2016’s Interactive & Film Festival felt like a different SXSW than I’ve experienced the last couple of years. There’s always an underlying tech theme, but with everything internet/social media connected anyway, there was room for more personal growth, purpose and inspiring action.
Perhaps I’m more attracted to sessions that expand my approach to life and bring more meaning to my everyday existence, but I was finding even with the keynote speakers a softening of the self.
For the longest time, startup and tech culture have been about pouring all your energy, time, blood, sweat and tears toward launching something first. From that, you look at data, even more data, metrics, analysis, engagement, yada yada yada. It was very calculated and taxing and ego driven.
What I noticed last year was a push for physical ways to address tech stress through yoga and meditation. This is the initial step for many to begin the practice of yoga; to undo the modern day abuse to our minds and bodies through a physical practice.
However, this year, the conversations go deeper than the surface. And this is where I felt the real yoga that I study and practice comes in.
Brene Brown, a University of Houston research professor, gave an inspiring talk about what courage really is.

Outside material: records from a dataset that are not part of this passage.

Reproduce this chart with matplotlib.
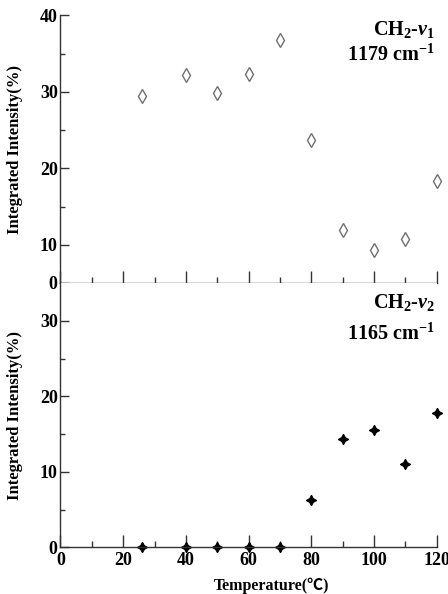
import numpy as np
import matplotlib
matplotlib.use("Agg")
import matplotlib.pyplot as plt

plt.rcParams['font.family'] = ['Liberation Serif', 'Noto Sans CJK JP', 'DejaVu Serif']
plt.rcParams['font.weight'] = 'bold'
plt.rcParams['mathtext.fontset'] = 'custom'
plt.rcParams['mathtext.rm'] = 'Liberation Serif:bold'
plt.rcParams['mathtext.it'] = 'Liberation Serif:italic:bold'
plt.rcParams['mathtext.bf'] = 'Liberation Serif:bold'

temps = [26, 40, 50, 60, 70, 80, 90, 100, 110, 120]
nu1 = [29.5, 32.2, 29.8, 32.3, 36.8, 23.7, 11.9, 9.3, 10.8, 18.3]
nu2 = [0.0, 0.0, 0.0, 0.0, 0.0, 6.3, 14.3, 15.5, 11.0, 17.8]

top_ticks = [5, 10, 20, 30, 40]
top_ticklabels = ['0', '10', '20', '30', '40']
bot_ticks = [0, 10, 20, 30]
x_ticks = [0, 20, 40, 60, 80, 100, 120]

fig = plt.figure(figsize=(4.48, 5.94), dpi=100)
left, right = 0.135, 0.975
ax1 = fig.add_axes([left, 0.5236, right - left, 0.974 - 0.5236])
ax2 = fig.add_axes([left, 0.0785, right - left, 0.5236 - 0.0785])

spine_col = '#333333'
for ax in (ax1, ax2):
    ax.spines['top'].set_visible(False)
    ax.spines['right'].set_visible(False)
    for s in ('left', 'bottom'):
        ax.spines[s].set_color(spine_col)
        ax.spines[s].set_linewidth(1.0)
    ax.set_xlim(0, 120)
    ax.set_xticks(x_ticks)
    ax.set_xticks(np.arange(10, 120, 20), minor=True)
    ax.tick_params(axis='x', which='major', direction='in', length=9, width=1, color=spine_col, labelsize=13)
    ax.tick_params(axis='x', which='minor', direction='in', length=4.5, width=1, color=spine_col)
    ax.tick_params(axis='y', which='major', direction='in', length=6.5, width=1, color=spine_col, labelsize=13, pad=2)
    ax.tick_params(axis='y', which='minor', direction='in', length=3.5, width=1, color=spine_col)
    ax.set_ylabel('Integrated Intensity(%)', fontsize=12, fontweight='bold')
    ax.yaxis.set_label_coords(-0.1, 0.5)

ax1.plot(temps, nu1, linestyle='none', marker='d', markersize=7.5, markerfacecolor='white',
         markeredgecolor='#707070', markeredgewidth=1.0, clip_on=False)
ax1.set_ylim(5, 40)
ax1.set_yticks(top_ticks)
ax1.set_yticklabels(top_ticklabels)
ax1.set_yticks([15, 25, 35], minor=True)
ax1.tick_params(axis='x', labelbottom=False)
ax1.text(0.995, 0.985, r'CH$_2$-$\nu_1$', transform=ax1.transAxes, ha='right', va='top',
         fontsize=14.5, fontweight='bold')
ax1.text(0.995, 0.89, r'1179 cm$^{-1}$', transform=ax1.transAxes, ha='right', va='top',
         fontsize=14.5, fontweight='bold')

ax2.plot(temps, nu2, linestyle='none', marker=(4, 1, 0), markersize=7.5, markerfacecolor='black',
         markeredgecolor='black', markeredgewidth=0.8, clip_on=False)
ax2.set_ylim(0, 35)
ax2.set_yticks(bot_ticks)
ax2.set_yticks([5, 15, 25], minor=True)
ax2.text(0.995, 0.965, r'CH$_2$-$\nu_2$', transform=ax2.transAxes, ha='right', va='top',
         fontsize=14.5, fontweight='bold')
ax2.text(0.995, 0.845, r'1165 cm$^{-1}$', transform=ax2.transAxes, ha='right', va='top',
         fontsize=14.5, fontweight='bold')
ax2.set_xlabel('Temperature(℃)', fontsize=11.5, fontweight='bold')
ax2.xaxis.set_label_coords(0.56, -0.115)

fig.savefig('out.png', dpi=100)
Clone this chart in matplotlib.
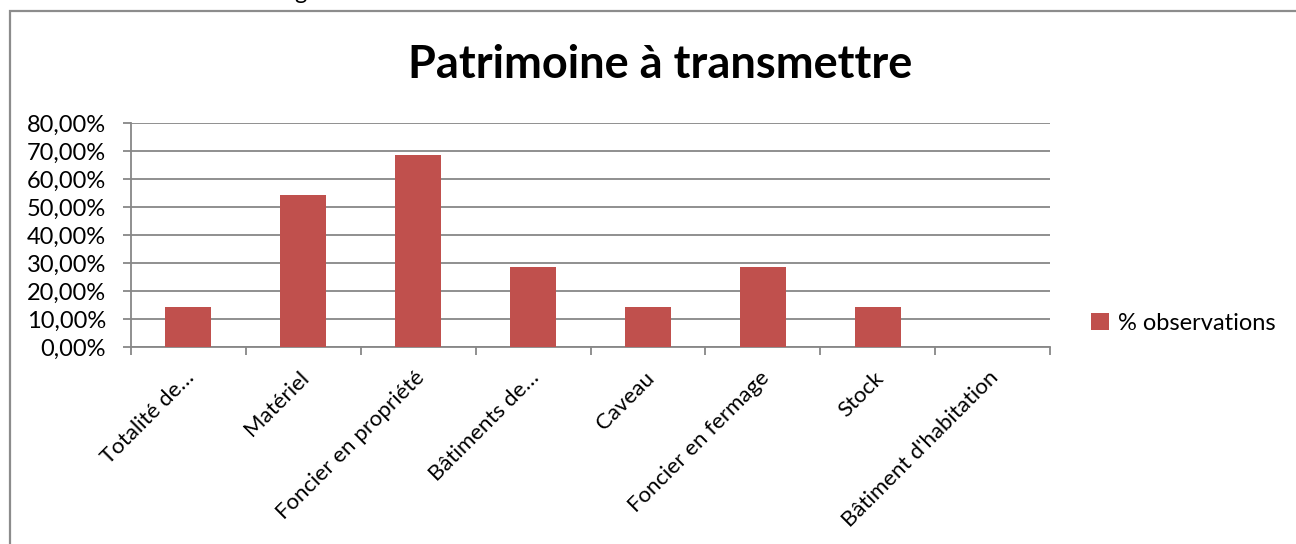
import matplotlib
matplotlib.use("Agg")
import matplotlib.pyplot as plt
import matplotlib.patches as mpatches
from matplotlib.transforms import ScaledTranslation
from matplotlib.ticker import FuncFormatter
import numpy as np

plt.rcParams.update({
    "font.family": ["Lato", "DejaVu Sans"],
    "font.size": 17,
})

categories = [
    "Totalité de…",
    "Matériel",
    "Foncier en propriété",
    "Bâtiments de…",
    "Caveau",
    "Foncier en fermage",
    "Stock",
    "Bâtiment d'habitation",
]
pct_observations = [14.29, 54.29, 68.57, 28.57, 14.29, 28.57, 14.29, 0.0]
y_ticks = [0, 10, 20, 30, 40, 50, 60, 70, 80]

BAR_COLOR = "#c0504d"
GRID_COLOR = "#878787"

W, H = 1296, 544
fig = plt.figure(figsize=(W / 100, H / 100), dpi=100)

# outer chart frame (cut off on the right and bottom)
frame = mpatches.Rectangle((10 / W, -0.05), 1.2, 1.05 - 11 / H,
                           transform=fig.transFigure, fill=False,
                           edgecolor="#8c8c8c", linewidth=1.6)
fig.patches.append(frame)

# tail of a cut-off line of text above the chart (as in the source screenshot)
fig.text(300 / W, 1 + 1 / H, "g", ha="center", va="baseline", fontsize=17)

ax = fig.add_axes([131 / W, 1 - 347 / H, 919 / W, 224 / H])
x = np.arange(len(categories))
ax.bar(x, pct_observations, width=0.4, color=BAR_COLOR, zorder=3,
       label="% observations")

ax.set_xlim(-0.5, len(categories) - 0.5)
ax.set_ylim(0, 80)
ax.set_yticks(y_ticks)
ax.yaxis.set_major_formatter(FuncFormatter(lambda v, p: f"{v:.2f}%".replace(".", ",")))
ax.grid(axis="y", color=GRID_COLOR, linewidth=1.3, zorder=0)

ax.set_xticks(x)
ax.set_xticks(np.arange(-0.5, len(categories)), minor=True)
ax.set_xticklabels(categories, rotation=45, ha="right", va="center",
                   rotation_mode="anchor", fontsize=16)
ax.tick_params(axis="x", which="major", length=0, pad=20)
ax.tick_params(axis="x", which="minor", length=6, width=1.3, color=GRID_COLOR)
ax.tick_params(axis="y", length=6, width=1.3, color=GRID_COLOR, pad=12)
offset = ScaledTranslation(3 / 100, 0, fig.dpi_scale_trans)
for lbl in ax.get_xticklabels():
    lbl.set_transform(lbl.get_transform() + offset)

for side in ["top", "right"]:
    ax.spines[side].set_visible(False)
for side in ["left", "bottom"]:
    ax.spines[side].set_color(GRID_COLOR)
    ax.spines[side].set_linewidth(1.3)

fig.text(660 / W, 1 - 65 / H, "Patrimoine à transmettre", ha="center",
         va="center", fontsize=32.5, fontweight="bold")

ax.legend(loc="center left", bbox_to_anchor=(1091 / W, 1 - 323 / H),
          bbox_transform=fig.transFigure, frameon=False,
          handlelength=0.75, handleheight=0.75, handletextpad=0.4,
          borderaxespad=0, borderpad=0)

fig.savefig("out.png", dpi=100)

One of my favorite quotes from her session was, “Courage is the willingness to show up and let yourself be seen – deeply seen.”

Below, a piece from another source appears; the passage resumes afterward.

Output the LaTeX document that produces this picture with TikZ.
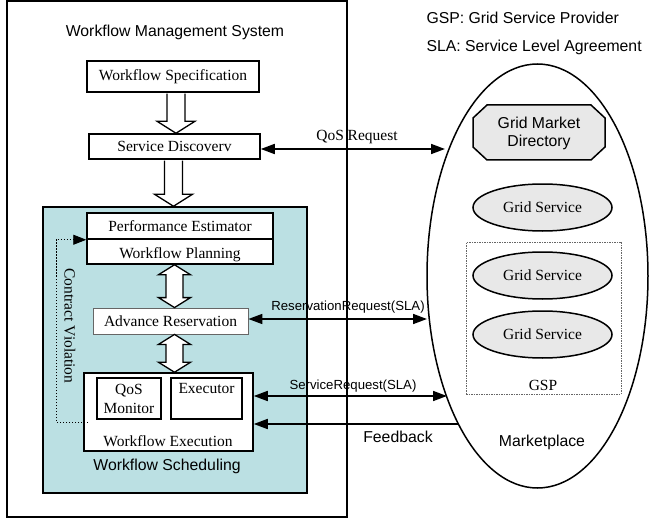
\documentclass[tikz,border=0pt]{standalone}
\usepackage{fontspec}
\setmainfont{Liberation Serif}
\setsansfont{Liberation Sans}
\usetikzlibrary{arrows.meta,calc,shapes.geometric}
\definecolor{teal1}{RGB}{187,224,227}
\definecolor{gsfill}{RGB}{232,232,232}
\newcommand{\SerifBig}{\rmfamily\fontsize{15.5}{18}\selectfont}
\newcommand{\SerifTight}{\rmfamily\fontsize{15.5}{19}\selectfont}
\newcommand{\SansBig}{\sffamily\fontsize{15.8}{18}\selectfont}
\newcommand{\SansSmall}{\sffamily\fontsize{13.2}{15}\selectfont}
\newcommand{\HollowDown}[2]{%
  \draw[hollow] ($(#1)+(-9,0.8)$) -- ($(#2)+(-9,-12)$) -- ($(#2)+(-19,-12)$) -- (#2)
    -- ($(#2)+(19,-12)$) -- ($(#2)+(9,-12)$) -- ($(#1)+(9,0.8)$);}
\newcommand{\HollowDouble}[2]{%
  \draw[hollow] (#1) -- ($(#1)+(16,10)$) -- ($(#1)+(8.5,10)$) -- ($(#2)+(8.5,-10)$)
    -- ($(#2)+(16,-10)$) -- (#2) -- ($(#2)+(-16,-10)$) -- ($(#2)+(-8.5,-10)$)
    -- ($(#1)+(-8.5,10)$) -- ($(#1)+(-16,10)$) -- cycle;}
\begin{document}
\begin{tikzpicture}[x=1pt,y=-1pt,
  box/.style={draw,line width=1.5pt,fill=white,inner sep=0pt,font=\SerifBig},
  hollow/.style={draw,line width=1.3pt,fill=white,line join=miter},
  conn/.style={line width=1.6pt,-{Triangle[length=14pt,width=10pt]}},
  dconn/.style={line width=1.6pt,{Triangle[length=14pt,width=10pt]}-{Triangle[length=14pt,width=10pt]}},
  cv/.style={line width=0.8pt,dash pattern=on 1.5pt off 1.5pt,-{Triangle[length=13pt,width=10pt]}},
  gsell/.style={ellipse,draw,line width=1.5pt,fill=gsfill,minimum width=139pt,minimum height=47pt,inner sep=0pt,font=\SerifBig}]
\useasboundingbox (0,0) rectangle (649,519);

% Workflow management system
\node[draw,line width=1.5pt,minimum width=340pt,minimum height=516pt,inner sep=0pt] (wms) at (177,259) {};
\node[font=\SansBig] (wmst) at (175,32) {Workflow Management System};
\node[box,minimum width=172pt,minimum height=31pt] (spec) at (173,76.5) {Workflow Specification};
\node[box,minimum width=171pt,minimum height=25pt] (sd) at (174.5,146.5) {Service Discoverv};

% Workflow scheduling
\node[draw,line width=1.5pt,fill=teal1,minimum width=264pt,minimum height=286pt,inner sep=0pt] (sched) at (175,350) {};
\node[font=\SansBig] (schedt) at (167,466) {Workflow Scheduling};
\node[box,minimum width=186pt,minimum height=26pt] (pe) at (180,226) {Performance Estimator};
\node[box,minimum width=186pt,minimum height=25pt] (wp) at (180,251.5) {};
\node[font=\SerifBig] (wpt) at (180,255) {Workflow Planning};
\node[draw=black!60,line width=0.8pt,fill=white,minimum width=155pt,minimum height=26pt,inner sep=0pt,font=\SerifBig] (ar) at (170.5,321) {Advance Reservation};
\node[box,minimum width=169pt,minimum height=78pt] (wfe) at (168.5,412) {};
\node[font=\SerifBig] (wfet) at (168,441) {Workflow Execution};
\node[box,line width=1.8pt,minimum width=64pt,minimum height=41pt,align=center,font=\SerifTight] (qos) at (129,398.5) {QoS\\Monitor};
\node[box,line width=1.8pt,minimum width=71pt,minimum height=41pt] (ex) at (206.5,398.5) {};
\node[font=\SerifBig] (ext) at (206.5,388) {Executor};

% hollow arrows
\coordinate (c1x) at (176,0);
\coordinate (c2x) at (173.5,0);
\coordinate (colx) at (174.5,0);
\coordinate (h1a) at (c1x |- spec.south);
\coordinate (h1b) at (c1x |- sd.north);
\coordinate (h2a) at (c2x |- sd.south);
\coordinate (h2b) at (c2x |- sched.north);
\coordinate (d1a) at (colx |- wp.south);
\coordinate (d1b) at (colx |- ar.north);
\coordinate (d2a) at (colx |- ar.south);
\coordinate (d2b) at (colx |- wfe.north);
\HollowDown{h1a}{h1b}
\HollowDown{h2a}{h2b}
\HollowDouble{d1a}{d1b}
\HollowDouble{d2a}{d2b}

% contract violation
\coordinate (cvs) at (88,422);
\draw[cv] (cvs) -- ++(-32,0) |- (pe.south west);
\node[font=\SerifBig,rotate=-90] (cvt) at (70,326) {Contract Violation};

% legend
\node[font=\SansBig,anchor=west] (leg1) at (423,18) {GSP: Grid Service Provider};
\node[font=\SansBig,anchor=west] (leg2) at (423,47) {SLA: Service Level Agreement};

% marketplace
\node[ellipse,draw,line width=1.5pt,minimum width=221pt,minimum height=424pt,inner sep=0pt] (mp) at (537.5,276) {};
\draw[line width=1.5pt,fill=gsfill] (473,118) -- (487,105) -- (591,105) -- (605,118) -- (605,147) -- (591,160) -- (487,160) -- (473,147) -- cycle;
\node[font=\SansBig,align=center] (gmd) at (539,133) {Grid Market\\Directory};
\node[gsell] (gs1) at (542.5,207.5) {Grid Service};
\node[draw=black!60,dash pattern=on 1.5pt off 1pt,line width=0.7pt,minimum width=155pt,minimum height=152pt,inner sep=0pt] (gsp) at (543.5,318) {};
\node[gsell] (gs2) at (542.5,275.5) {Grid Service};
\node[gsell] (gs3) at (542.5,334.5) {Grid Service};
\node[font=\SerifBig] (gspt) at (543,385) {GSP};
\node[font=\SansBig] (mpt) at (542,442) {Marketplace};

% connectors
\coordinate (mq) at (445,149);
\draw[dconn] (mq -| sd.east) -- (mq);
\node[font=\SerifBig] (qlab) at (357,137) {QoS Request};
\coordinate (mr) at (427,319);
\draw[dconn] (mr -| ar.east) -- (mr);
\node[font=\SansSmall] (rlab) at (348,307) {ReservationRequest(SLA)};
\coordinate (ms) at (447,396);
\draw[dconn] (ms -| wfe.east) -- (ms);
\node[font=\SansSmall] (slab) at (353,386) {ServiceRequest(SLA)};
\coordinate (mf) at (458,424);
\draw[conn] (mf) -- (mf -| wfe.east);
\node[font=\SansBig] (flab) at (398,437) {Feedback};
\end{tikzpicture}
\end{document}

She also talked about how our minds get attached to the stories we create to make sense of our world, never questioning the accuracy of them. When we are hurt or scared or angry, our emotional brain overtakes the rational, and then our stories drive our actions.
I loved this quote as well. “The bravest among us all know heartbreak. They had the courage to love deeply.” There is so much truth in those statements, and my eyes immediately teared up as I thought about my dad. I know the shattering pain of loss only because my love for him was so deep. I continue to allow my vulnerability to be seen because I know that is the only way I can heal and connect with others.
The opening keynote, Casey Gerald, also talked about vulnerability – to lean into it, to be open to connection with other people and to doubt the gospel/security/attachment/promise/hope that we are fed. When we stop relying on blind faith in our institutions or status quo or the establishment, possibilities start to open up to do better and to find another way. “It’s possible that we are wrong and raises the question, why are people suffering so bad?”
Since I had a Gold badge, I took advantage of catching whatever films I could, usually the late night showing after I was done teaching yoga. A surprising documentary I enjoyed was Tony Robbins: I Am Not Your Guru. If you remember Tony Robbins from the ‘90s, he seemed like an overhyped motivational speaker for desperate people. (These were my judgy teen years, mind you.)
Let me eat my own judgmental teen thoughts because once I got past his big personality and trampoline jumping routine, I was on board with his overall message. Get out of your own head. Lean into your fears to break through them. Face your truth head on. (BTW, the film will debut on Netflix on July 15.)
I still have a lot of other sessions to go back and watch online as I tried not to feel tied to a rigid schedule. I’ll leave you with some pics I took over my “Spring Break” and then I’ll file this chapter away until next year’s SXSW!